Locke’s first argument on this matter deals with the fact that there are no ideas that children or idiots comprehend and assent to without prior experience. Locke explains that is certain ideas or moral principles were in fact innate, we would assent to them no matter what age. They would be built into us and function as part of us, whether we be children, adult, or idiot.

Locke then goes on to support his argument when he brings up the confusion he has when considering Universal Consent. Locke doesn’t understand why, if certain ideas or principles were to be innate, the entire world doesn’t assent to them as a whole. Locke states, “for that a truth should be innate, and yet not assented to, is to me as unintelligible, as for a man to know a truth, and be ignorant of it at the same time”. There are always particular people or groups of people that have different ways of living, different morals, different ideas. There is no idea or principle that is shared by all humans on this planet; therefore, there are no innate ideas.

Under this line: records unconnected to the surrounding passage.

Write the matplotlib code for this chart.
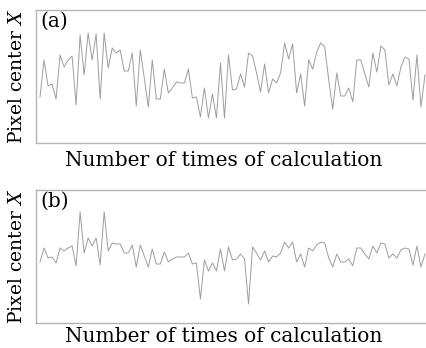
#!/usr/bin/env python3
"""Pixel center X over repeated calculations, before (a) and after (b)."""
import matplotlib
matplotlib.use("Agg")
import matplotlib.pyplot as plt
import numpy as np

# values (arbitrary units, no ticks shown)
center_a = [46, 83, 57, 59, 44, 88, 76, 83, 87, 38, 108, 68, 110, 83, 109, 44,
            110, 75, 95, 90, 93, 72, 72, 90, 37, 93, 65, 36, 83, 44, 44, 74,
            50, 55, 61, 60, 60, 74, 45, 46, 26, 55, 25, 49, 25, 80, 25, 88,
            53, 54, 69, 56, 90, 87, 70, 51, 79, 50, 64, 60, 70, 100, 84, 99,
            50, 69, 37, 83, 74, 91, 100, 96, 63, 34, 70, 47, 47, 55, 41, 83,
            83, 69, 56, 90, 71, 97, 93, 58, 69, 57, 76, 86, 84, 43, 88, 36, 68]
center_b = [61, 75, 65, 66, 60, 75, 72, 75, 77, 57, 111, 70, 85, 77, 85, 58,
            111, 72, 80, 79, 79, 70, 70, 78, 56, 78, 67, 56, 74, 59, 59, 71,
            61, 64, 66, 66, 66, 70, 59, 60, 24, 63, 52, 60, 52, 74, 52, 76,
            63, 64, 69, 64, 19, 76, 70, 63, 72, 61, 67, 66, 70, 81, 75, 81,
            61, 69, 56, 75, 72, 78, 81, 80, 65, 56, 69, 61, 61, 64, 57, 75,
            75, 69, 64, 77, 70, 80, 79, 65, 69, 65, 73, 75, 74, 58, 77, 56, 69]
panel_tags = ["(a)", "(b)"]
x_label = "Number of times of calculation"
y_label = "Pixel center $X$"

plt.rcParams["font.family"] = "DejaVu Serif"
plt.rcParams["mathtext.fontset"] = "dejavuserif"

W, H = 426, 348
fig = plt.figure(figsize=(W / 100, H / 100), dpi=100)

# axes boxes in pixels: (left, top, right, bottom)
boxes = [(36, 10, 431, 143), (36, 190, 431, 323)]
label_y = [160, 337]
fs = 14.5

for series, tag, (l, t, r, b), ly in zip([center_a, center_b], panel_tags, boxes, label_y):
    ax = fig.add_axes([l / W, 1 - b / H, (r - l) / W, (b - t) / H])
    idx = np.arange(len(series))
    ax.plot(idx, series, color="#a09c9c", linewidth=0.7)
    ax.set_xlim(-1, 97.5)
    ax.set_ylim(0, 133)
    ax.set_xticks([])
    ax.set_yticks([])
    for side in ("top", "bottom", "left"):
        ax.spines[side].set_color("#b4b4b4")
        ax.spines[side].set_linewidth(1.0)
    ax.spines["right"].set_visible(False)
    fig.text(40 / W, 1 - (t + 2) / H, tag, fontsize=fs, ha="left", va="top")
    fig.text(224 / W, 1 - ly / H, x_label, fontsize=fs, ha="center", va="center")
    fig.text(17 / W, 1 - (t + b) / 2 / H, y_label, fontsize=13.5, rotation=90,
             ha="center", va="center")

fig.savefig("out.png", dpi=100)
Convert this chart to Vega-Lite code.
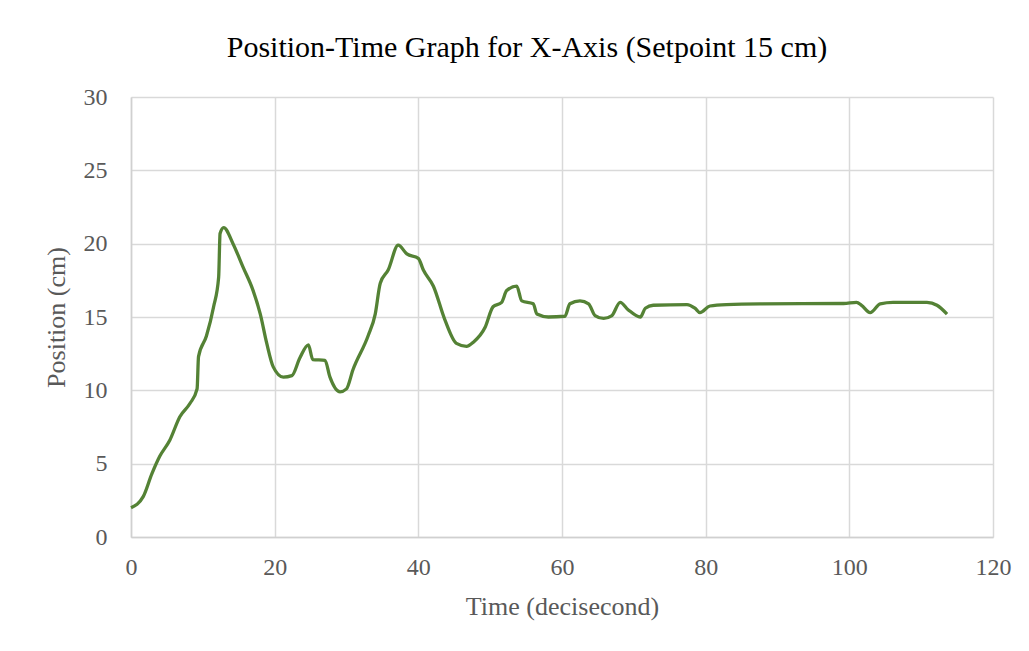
{
  "$schema": "https://vega.github.io/schema/vega-lite/v6.json",
  "width": 862,
  "height": 440,
  "autosize": {"type": "none"},
  "padding": {"left": 131, "top": 97, "right": 36, "bottom": 114},
  "background": "white",
  "title": {
    "text": "Position-Time Graph for X-Axis (Setpoint 15 cm)",
    "anchor": "middle",
    "frame": "bounds",
    "offset": 22
  },
  "data": {
    "values": [
      {"t": 0, "v": 2.0},
      {"t": 1.7, "v": 2.75},
      {"t": 2.9, "v": 4.3},
      {"t": 4.0, "v": 5.5},
      {"t": 5.4, "v": 6.6},
      {"t": 6.8, "v": 8.2},
      {"t": 8.2, "v": 9.1},
      {"t": 9.2, "v": 10.1},
      {"t": 9.4, "v": 12.3},
      {"t": 10.5, "v": 13.7},
      {"t": 11.5, "v": 15.7},
      {"t": 12.2, "v": 17.7},
      {"t": 12.4, "v": 20.7},
      {"t": 12.9, "v": 21.1},
      {"t": 14.2, "v": 20.0},
      {"t": 15.6, "v": 18.4},
      {"t": 17.0, "v": 16.8},
      {"t": 18.0, "v": 15.2},
      {"t": 18.9, "v": 13.2},
      {"t": 19.8, "v": 11.6},
      {"t": 21.2, "v": 10.9},
      {"t": 22.4, "v": 11.0},
      {"t": 23.5, "v": 12.2},
      {"t": 24.7, "v": 13.1},
      {"t": 25.3, "v": 12.1},
      {"t": 27.0, "v": 12.05},
      {"t": 27.7, "v": 10.9},
      {"t": 29.1, "v": 9.9},
      {"t": 30.0, "v": 10.1},
      {"t": 30.9, "v": 11.4},
      {"t": 33.0, "v": 13.7},
      {"t": 34.0, "v": 15.2},
      {"t": 34.7, "v": 17.3},
      {"t": 35.8, "v": 18.2},
      {"t": 37.2, "v": 19.9},
      {"t": 38.4, "v": 19.3},
      {"t": 40.0, "v": 19.0},
      {"t": 40.7, "v": 18.2},
      {"t": 42.1, "v": 17.1},
      {"t": 43.7, "v": 14.8},
      {"t": 45.3, "v": 13.2},
      {"t": 46.7, "v": 13.0},
      {"t": 47.7, "v": 13.3},
      {"t": 49.3, "v": 14.3},
      {"t": 50.4, "v": 15.7},
      {"t": 51.6, "v": 16.0},
      {"t": 52.3, "v": 16.8},
      {"t": 53.7, "v": 17.1},
      {"t": 54.4, "v": 16.1},
      {"t": 56.0, "v": 15.9},
      {"t": 56.5, "v": 15.2},
      {"t": 58.1, "v": 15.0},
      {"t": 60.4, "v": 15.05},
      {"t": 61.1, "v": 15.9},
      {"t": 62.5, "v": 16.1},
      {"t": 63.7, "v": 15.9},
      {"t": 64.6, "v": 15.1},
      {"t": 65.8, "v": 14.9},
      {"t": 66.9, "v": 15.07},
      {"t": 68.1, "v": 16.0},
      {"t": 69.2, "v": 15.5},
      {"t": 70.9, "v": 15.0},
      {"t": 71.6, "v": 15.6},
      {"t": 72.7, "v": 15.8},
      {"t": 77.4, "v": 15.85},
      {"t": 78.5, "v": 15.6},
      {"t": 79.2, "v": 15.3},
      {"t": 80.6, "v": 15.75},
      {"t": 82.9, "v": 15.85},
      {"t": 87.6, "v": 15.9},
      {"t": 99.2, "v": 15.92},
      {"t": 101.0, "v": 16.0},
      {"t": 101.7, "v": 15.8},
      {"t": 102.9, "v": 15.3},
      {"t": 104.3, "v": 15.9},
      {"t": 106.1, "v": 16.0},
      {"t": 110.8, "v": 16.0},
      {"t": 112.2, "v": 15.8},
      {"t": 113.6, "v": 15.2}
    ]
  },
  "mark": {"type": "line", "interpolate": "monotone", "color": "#548235", "strokeWidth": 3.3},
  "encoding": {
    "x": {
      "field": "t",
      "type": "quantitative",
      "scale": {"domain": [0, 120], "nice": false},
      "axis": {
        "title": "Time (decisecond)",
        "values": [0, 20, 40, 60, 80, 100, 120],
        "labelFlush": false,
        "labelPadding": 18,
        "titlePadding": 14
      }
    },
    "y": {
      "field": "v",
      "type": "quantitative",
      "scale": {"domain": [0, 30], "nice": false},
      "axis": {
        "title": "Position (cm)",
        "values": [0, 5, 10, 15, 20, 25, 30],
        "labelFlush": false,
        "labelPadding": 24,
        "titlePadding": 14
      }
    }
  },
  "config": {
    "view": {"stroke": null},
    "title": {
      "font": "Liberation Serif",
      "fontSize": 30,
      "fontWeight": "normal",
      "color": "#000000"
    },
    "axis": {
      "labelFont": "Liberation Serif",
      "titleFont": "Liberation Serif",
      "labelFontSize": 24,
      "titleFontSize": 26,
      "titleFontWeight": "normal",
      "labelColor": "#595959",
      "titleColor": "#595959",
      "gridColor": "#d9d9d9",
      "gridWidth": 1.5,
      "domainColor": "#d0d0d0",
      "domainWidth": 1.5,
      "ticks": false
    }
  }
}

Locke also brings up that people tend to require proof to justify the proposed validity of particular moral codes. If moral rules were innate there would be no reason to question their validity. Locke points out in his argument that “whole nations reject several moral rules”. If certain moral codes were innate they would be followed by all and not require proof or justification. They would be recognized as the only way of life since they would be permanently imprinted on the minds of everyone. It would be impossible to question the validity of them if they were innate.

One of the biggest arguments that Locke spends time debating is the question of whether the idea of God is innate or not. When considering what he concluded earlier, everyone must assent to innate ideas and believe in them equally. This, even when looking at the idea of God, is not the case. Locke points out, “Ideas of God [are] various in different men.” This destroys the possibility of God being an innate idea. If the concept of God were innate everyone would have the same visualization of God, as well as believe in the same teachings by God. Ideas of God vary from culture to culture, nation to nation. There are even some locations where groups of people have no notion of a God or even religion. Locke explains, “has not navigation discovered…whole nations…amongst whom there was to be found no notion of a God, no religion” If we were to have innate ideas within us it would be God who put them there. It would be God who chose which ideas to be pre-programmed within us. If this were true one would assume that we would also have the idea of God within us at the beginning of our existence.

If the mind begins as a blank slate, and there are no innate ideas or principles, then how are ideas formed? Locke explains that ideas are achieved by two processes; sensation and reflection. Sensation is the reception of ideas entirely through our senses. Reflection refers to the point at which “the soul comes to reflect”; points of “perception, thinking, doubting, believing, reasoning, knowing, willing, and all the different actings of our minds”. These “actings” form ideas within our minds that do not require our senses. Ideas are formed through experience, therefore, the less we experience, the fewer ideas we have in our minds. Our minds are capable of retaining a limitless amount of ideas, it is our senses and lack of experiences that limit the number of ideas within our minds.

~ by Shawn Hatjes on February 20, 2010.